Sen. Koch has introduced SB 121 regarding adverse possession. Adverse possession is a somewhat odd but venerable concept in real estate law that essentially says that if you use someone else’s real estate long enough and they let you, it becomes yours. One can imagine, in days of yore, an absentee landowner with vast tracts of land who was so inattentive that someone else farmed it for a decade or two without noticing. In that case, maybe it’s best that someone doing something productive with the land becomes the owner. I don’t know if that’s exactly how the concept became enshrined in our law, but I think it’s probably pretty close.
In any case, there is now a formula of elements that have to be present before land can be adversely possessed. The elements are sometimes framed in different ways, but they include the fact that the possession must be open, actual, continuous for ten years or more, and adverse to the person who holds title to the land. There is another requirement that the legislature added to the common law element in the 1920s: a person claiming possession has to pay taxes on the land for that period. Often this element gets fudged a bit — in that, a fair amount of adverse possession takes place around the edges: say, you put up a fence that goes over your property line into the neighbor’s real estate. You don’t pay any more for the extra land, but you (and the government) think you’re paying what you owe. In that case, the taxation element will be satisfied. But, if you squat on a random tract of land, don’t get kicked off but don’t pay taxes, you won’t acquire the land.
There is an exception to the taxation element currently in place for governmental entities – presumably on the assumption that they wouldn’t normally have to pay real estate taxes in any case, so it shouldn’t be an element of adverse possession for those entities. SB 121 extends that logic to “501” entities who wouldn’t be required to pay taxes to enjoy adverse possession. (The number “501” comes from section 501 of the Internal Revenue Code where you’ll find various types of tax-exempt organizations, such as the 501(c)(3) charitable organizations.)
This certainly isn’t my area of expertise, but I think this goes a little too far. I understand the logic, but I think the 501 entities still generally have to pay taxes on real estate if it isn’t being used for an exempt purpose. (Maybe a generally charitable organization has property that it’s using for straight up profiteering. Maybe a church opens a gym and makes money off of membership fees.) So, I’d be inclined to recommend an exempt purpose requirement to get the 501 entity out from under the tax payment requirements.
Carlito Brigante says
In property class in law school adverse possession seemed like a very opaque concept. Interesting to think about but not having much real world application. But as you alluded too, it works on the edges. Adverse possession, over time, cures a lot of properly line issues and cleans up the real estate records.
If you build your fence a few feet over onto the neighbor’s property, the matter is effectively settled after 10 years and your have adversley possessed and now own the strip. Our property law professor never explained the doctrine that way (we had to read ancient English cases for the concept), but that seems to be the practical effect of the law.

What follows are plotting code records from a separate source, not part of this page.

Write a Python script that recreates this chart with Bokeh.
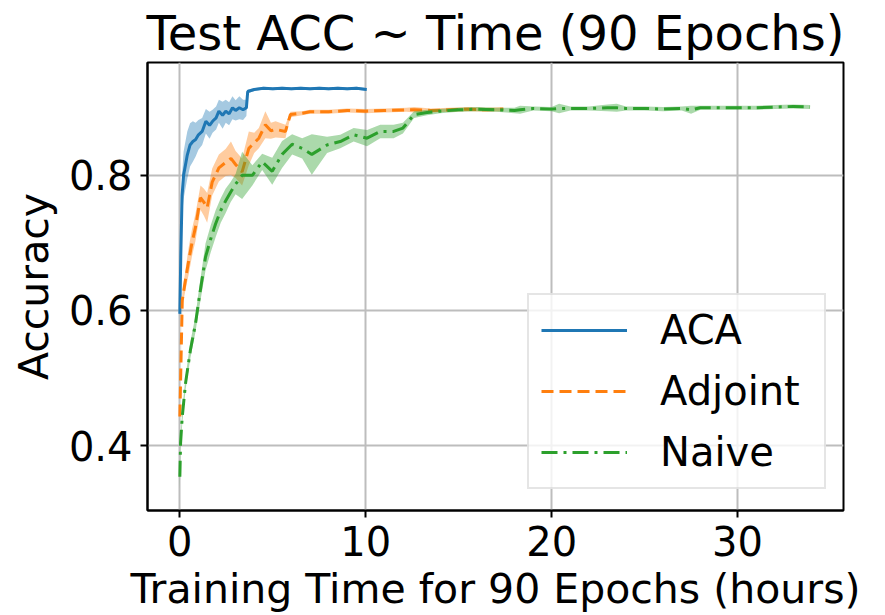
from bokeh.plotting import figure
from bokeh.models import Range1d, Legend, LegendItem, FixedTicker
from bokeh.embed import file_html
from bokeh.resources import INLINE

# ---- data ----
aca_x = [0.0, 0.05, 0.12, 0.2, 0.3, 0.4, 0.55, 0.7, 0.85, 1.0, 1.2, 1.4, 1.6, 1.76, 1.95, 2.1, 2.3,
         2.47, 2.65, 2.83, 3.0, 3.2, 3.4, 3.58, 3.65, 4.0, 4.5, 5.0, 5.5, 6.0, 6.5, 7.0, 7.5, 8.0,
         8.5, 9.0, 9.5, 10.05]
aca_y = [0.595, 0.68, 0.77, 0.80, 0.815, 0.83, 0.845, 0.85, 0.853, 0.86, 0.865, 0.88, 0.874, 0.88,
         0.885, 0.895, 0.889, 0.895, 0.891, 0.90, 0.896, 0.90, 0.897, 0.90, 0.924, 0.927, 0.929,
         0.928, 0.929, 0.928, 0.929, 0.928, 0.929, 0.928, 0.929, 0.928, 0.929, 0.927]
aca_sd = [0.0, 0.02, 0.03, 0.035, 0.035, 0.035, 0.032, 0.03, 0.025, 0.022, 0.02, 0.018, 0.02, 0.017,
          0.017, 0.017, 0.02, 0.017, 0.017, 0.017, 0.015, 0.017, 0.015, 0.012, 0.003, 0.002, 0.002,
          0.002, 0.002, 0.002, 0.002, 0.002, 0.002, 0.002, 0.002, 0.002, 0.002, 0.002]

adj_x = [0.0, 0.13, 0.3, 0.48, 0.65, 0.84, 1.11, 1.3, 1.47, 1.74, 2.1, 2.46, 2.75, 3.0, 3.35, 3.71,
         4.0, 4.25, 4.6, 4.9, 5.15, 5.68, 5.95, 6.58, 7.0, 8.0, 9.0, 10.0, 11.0, 12.2, 12.6, 13.5,
         14.5, 15.5, 16.5, 17.4]
adj_y = [0.443, 0.615, 0.645, 0.674, 0.70, 0.723, 0.767, 0.76, 0.752, 0.79, 0.811, 0.819, 0.825,
         0.816, 0.805, 0.84, 0.848, 0.855, 0.875, 0.866, 0.868, 0.865, 0.89, 0.892, 0.894, 0.894,
         0.896, 0.895, 0.896, 0.897, 0.897, 0.896, 0.897, 0.898, 0.897, 0.898]
adj_sd = [0.0, 0.01, 0.015, 0.02, 0.02, 0.02, 0.018, 0.02, 0.022, 0.02, 0.02, 0.02, 0.025, 0.02,
          0.02, 0.025, 0.015, 0.015, 0.02, 0.012, 0.012, 0.01, 0.004, 0.003, 0.003, 0.003, 0.003,
          0.003, 0.003, 0.003, 0.004, 0.003, 0.003, 0.003, 0.003, 0.003]

nai_x = [0.0, 0.04, 0.13, 0.31, 0.57, 0.84, 1.02, 1.38, 1.65, 1.92, 2.2, 2.46, 2.73, 3.0, 3.35, 3.9,
         4.43, 4.97, 5.5, 6.04, 6.58, 7.1, 7.92, 8.63, 9.35, 10.07, 10.78, 11.5, 12.0, 12.6, 13.3,
         14.0, 15.0, 16.0, 17.0, 18.0, 18.3, 19.0, 20.0, 20.4, 21.0, 22.0, 23.0, 23.5, 24.0, 25.0,
         26.0, 27.0, 27.5, 28.0, 29.0, 30.0, 31.0, 32.0, 33.0, 33.9]
nai_y = [0.354, 0.404, 0.443, 0.493, 0.542, 0.58, 0.615, 0.679, 0.705, 0.728, 0.748, 0.762, 0.775,
         0.787, 0.80, 0.80, 0.82, 0.806, 0.831, 0.846, 0.84, 0.831, 0.845, 0.85, 0.86, 0.855, 0.865,
         0.865, 0.87, 0.89, 0.893, 0.895, 0.897, 0.898, 0.897, 0.896, 0.897, 0.899, 0.898, 0.899,
         0.899, 0.899, 0.9, 0.9, 0.899, 0.899, 0.898, 0.899, 0.897, 0.9, 0.9, 0.9, 0.9, 0.901, 0.902,
         0.901]
nai_sd = [0.02, 0.01, 0.01, 0.01, 0.012, 0.012, 0.015, 0.02, 0.02, 0.02, 0.018, 0.018, 0.015, 0.015,
          0.035, 0.015, 0.012, 0.02, 0.02, 0.015, 0.015, 0.03, 0.012, 0.01, 0.01, 0.012, 0.01, 0.01,
          0.008, 0.005, 0.004, 0.003, 0.003, 0.003, 0.003, 0.004, 0.006, 0.003, 0.003, 0.007, 0.003,
          0.003, 0.005, 0.006, 0.003, 0.003, 0.003, 0.003, 0.006, 0.003, 0.003, 0.003, 0.003, 0.003,
          0.003, 0.003]

x_ticks = [0, 10, 20, 30]
y_ticks = [0.4, 0.6, 0.8]

BLUE, ORANGE, GREEN = "#1f77b4", "#ff7f0e", "#2ca02c"
FONT = "DejaVu Sans"

p = figure(width=885, height=615, output_backend="svg", toolbar_location=None,
           x_range=Range1d(-1.74, 35.7), y_range=Range1d(0.304, 0.967),
           min_border_left=147, min_border_right=42, min_border_top=61, min_border_bottom=104)

p.title.text = "Test ACC ~ Time (90 Epochs)"
p.title.text_font = FONT
p.title.text_font_size = "48px"
p.title.text_font_style = "normal"
p.title.text_color = "black"
p.title.align = "center"
p.title.offset = 0
p.title.standoff = 4

for ax in (p.xaxis[0], p.yaxis[0]):
    ax.major_label_text_font = FONT
    ax.major_label_text_font_size = "40px"
    ax.axis_label_text_font = FONT
    ax.axis_label_text_font_size = "41px"
    ax.axis_label_text_font_style = "normal"
    ax.major_tick_in = 0
    ax.major_tick_out = 7
    ax.major_tick_line_width = 2
    ax.minor_tick_line_color = None
    ax.axis_line_width = 2
    ax.axis_line_color = "black"
    ax.major_label_text_color = "black"
    ax.axis_label_text_color = "black"

p.xaxis.ticker = FixedTicker(ticks=x_ticks)
p.yaxis.ticker = FixedTicker(ticks=y_ticks)
p.xaxis.axis_label = "Training Time for 90 Epochs (hours)"
p.yaxis.axis_label = "Accuracy"
p.xaxis.major_label_standoff = 8
p.yaxis.major_label_standoff = 8
p.xaxis.axis_label_standoff = 6
p.yaxis.axis_label_standoff = 8

p.grid.grid_line_color = "#bdbdbd"
p.grid.grid_line_width = 2
p.outline_line_color = "black"
p.outline_line_width = 2
p.background_fill_color = "white"

def band(x, y, sd, color):
    lo = [a - b for a, b in zip(y, sd)]
    hi = [a + b for a, b in zip(y, sd)]
    p.varea(x=x, y1=lo, y2=hi, fill_color=color, fill_alpha=0.4)

band(aca_x, aca_y, aca_sd, BLUE)
r1 = p.line(aca_x, aca_y, line_color=BLUE, line_width=3)
band(adj_x, adj_y, adj_sd, ORANGE)
r2 = p.line(adj_x, adj_y, line_color=ORANGE, line_width=3, line_dash="12 6")
band(nai_x, nai_y, nai_sd, GREEN)
r3 = p.line(nai_x, nai_y, line_color=GREEN, line_width=3, line_dash="16 6 3 6")

legend = Legend(items=[LegendItem(label="ACA", renderers=[r1]),
                       LegendItem(label="Adjoint", renderers=[r2]),
                       LegendItem(label="Naive", renderers=[r3])],
                location=(380, 21))
legend.label_text_font = FONT
legend.label_text_font_size = "40px"
legend.label_text_color = "black"
legend.glyph_width = 86
legend.glyph_height = 20
legend.label_standoff = 33
legend.label_width = 152
legend.padding = 12
legend.spacing = 15
legend.margin = 0
legend.border_line_color = "#cccccc"
legend.border_line_width = 2
legend.background_fill_alpha = 0.8
p.add_layout(legend, "center")

open("out.html", "w").write(file_html(p, INLINE))
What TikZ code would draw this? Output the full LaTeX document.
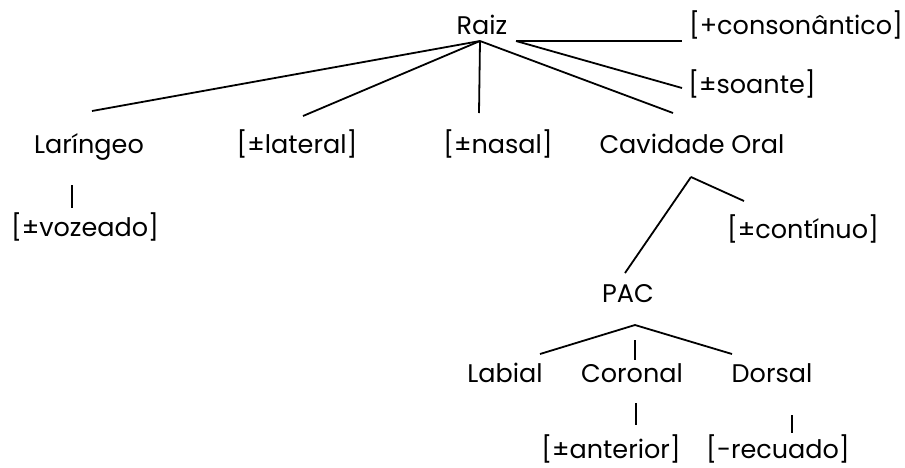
\documentclass[tikz,border=0pt]{standalone}
\usepackage{fontspec}
\setmainfont[Ligatures=NoCommon]{Poppins}
\begin{document}
\begin{tikzpicture}[x=1pt,y=-1pt,
  lbl/.style={anchor=base,inner sep=0pt,font=\fontsize{25.5}{30}\selectfont},
  br/.style={line width=1.8pt}]
\useasboundingbox (0,0) rectangle (905,467);
% nodes
\node[lbl] (raiz) at (482,34) {Raiz};
\node[lbl] (cons) at (796,34) {[+consonântico]};
\node[lbl] (soan) at (752,93) {[±soante]};
\node[lbl] (lar) at (89,153) {Laríngeo};
\node[lbl] (lat) at (297,153) {[±lateral]};
\node[lbl] (nas) at (498,153) {[±nasal]};
\node[lbl] (cav) at (692,153) {Cavidade Oral};
\node[lbl] (voz) at (85,236) {[±vozeado]};
\node[lbl] (cont) at (803,238) {[±contínuo]};
\node[lbl] (pac) at (628,302) {PAC};
\node[lbl] (lab) at (505,382) {Labial};
\node[lbl] (cor) at (632,382) {Coronal};
\node[lbl] (dor) at (772,382) {Dorsal};
\node[lbl] (ant) at (611,458) {[±anterior]};
\node[lbl] (rec) at (778,458) {[-recuado]};
% line endpoints
\coordinate (rA) at (480,41);
\coordinate (rB) at (516,41);
\coordinate (larT) at (92,111);
\coordinate (latT) at (303,116);
\coordinate (nasT) at (479,113);
\coordinate (cavT) at (673,113);
\coordinate (consL) at (682,41);
\coordinate (soanL) at (682,88);
\coordinate (larB) at (72,185);
\coordinate (vozT) at (72,208);
\coordinate (cavA) at (691,177);
\coordinate (contT) at (744,201);
\coordinate (pacT) at (625,273);
\coordinate (pacA) at (635,325);
\coordinate (labT) at (540,354);
\coordinate (dorT) at (732,354);
\coordinate (corA) at (635,340);
\coordinate (corT) at (635,360);
\coordinate (corB) at (636,403);
\coordinate (antT) at (636,425);
\coordinate (dorB) at (792,415);
\coordinate (recT) at (792,433);
% connectors
\draw[br] (rA) -- (larT);
\draw[br] (rA) -- (latT);
\draw[br] (rA) -- (nasT);
\draw[br] (rA) -- (cavT);
\draw[br] (rB) -- (consL);
\draw[br] (rB) -- (soanL);
\draw[br] (larB) -- (vozT);
\draw[br] (cavA) -- (contT);
\draw[br] (cavA) -- (pacT);
\draw[br] (pacA) -- (labT);
\draw[br] (pacA) -- (dorT);
\draw[br] (corA) -- (corT);
\draw[br] (corB) -- (antT);
\draw[br] (dorB) -- (recT);
\end{tikzpicture}
\end{document}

Your addition that the relevant property be held for an exempt, as opposed to a nonexempt, purpose, makes sense. It is possible that the drafters did not consider that nuance.
Stuart says
I just wonder where this comes from. He didn’t just wake up one morning, enlightened that this would be a great idea that would somehow serve the common good. I wish I could follow that money.
Carlito Brigante says
Yes, Stuart, I was wondering the same thing.
Leslie says
The author is a private practice attorney, and I’ve wondered which of his clients benefits from this law. Each bill has a backstory.
Greg Bowes says
Doug, I served one term as Marion County Assessor. One item on my plate that made me worry constantly was the review of applications for property tax exemptions. There was constant confusion by applicants who wanted their property taxes exempted because they were exempt from federal income tax under 26 U.S.C 501. Indiana law does not grant the property tax exemption based on the nature of the entity owning the property, but, as you correctly say, based on the exempt use of the property. This bill would allow a claim of adverse possession for an adjacent property, even though no application was reviewed to determine the use of the property that is being taken by adverse possession. Presumably, the claimed property might be properly taxed, because it does not have an exempt use, and perhaps there has been an accumulation of unpaid taxes.
As for the comment that we follow the money, I suspect this is a proposal that would favor a real estate developer who minimally meets the requirement for exemption for low income housing, and who is acquiring and developing properties in blighted areas with high vacancies. These developers qualify for an exemption if a certain percentage of their housing stock is sold or rented to low income residents. The main point here is that not all of the housing stock must be dedicated to low income residents, so there is some profit motive.
This bill would allow those developers an easier means to acquire property.
This bill extends the adverse possession law too far, based on a misunderstanding of exemption law. After seeing the exponential expansion of the number of properties claiming exemptions, I would oppose any further expansion.
Thank you for paying attention to this proposal.
Doug Masson says
Thanks for adding the voice of experience!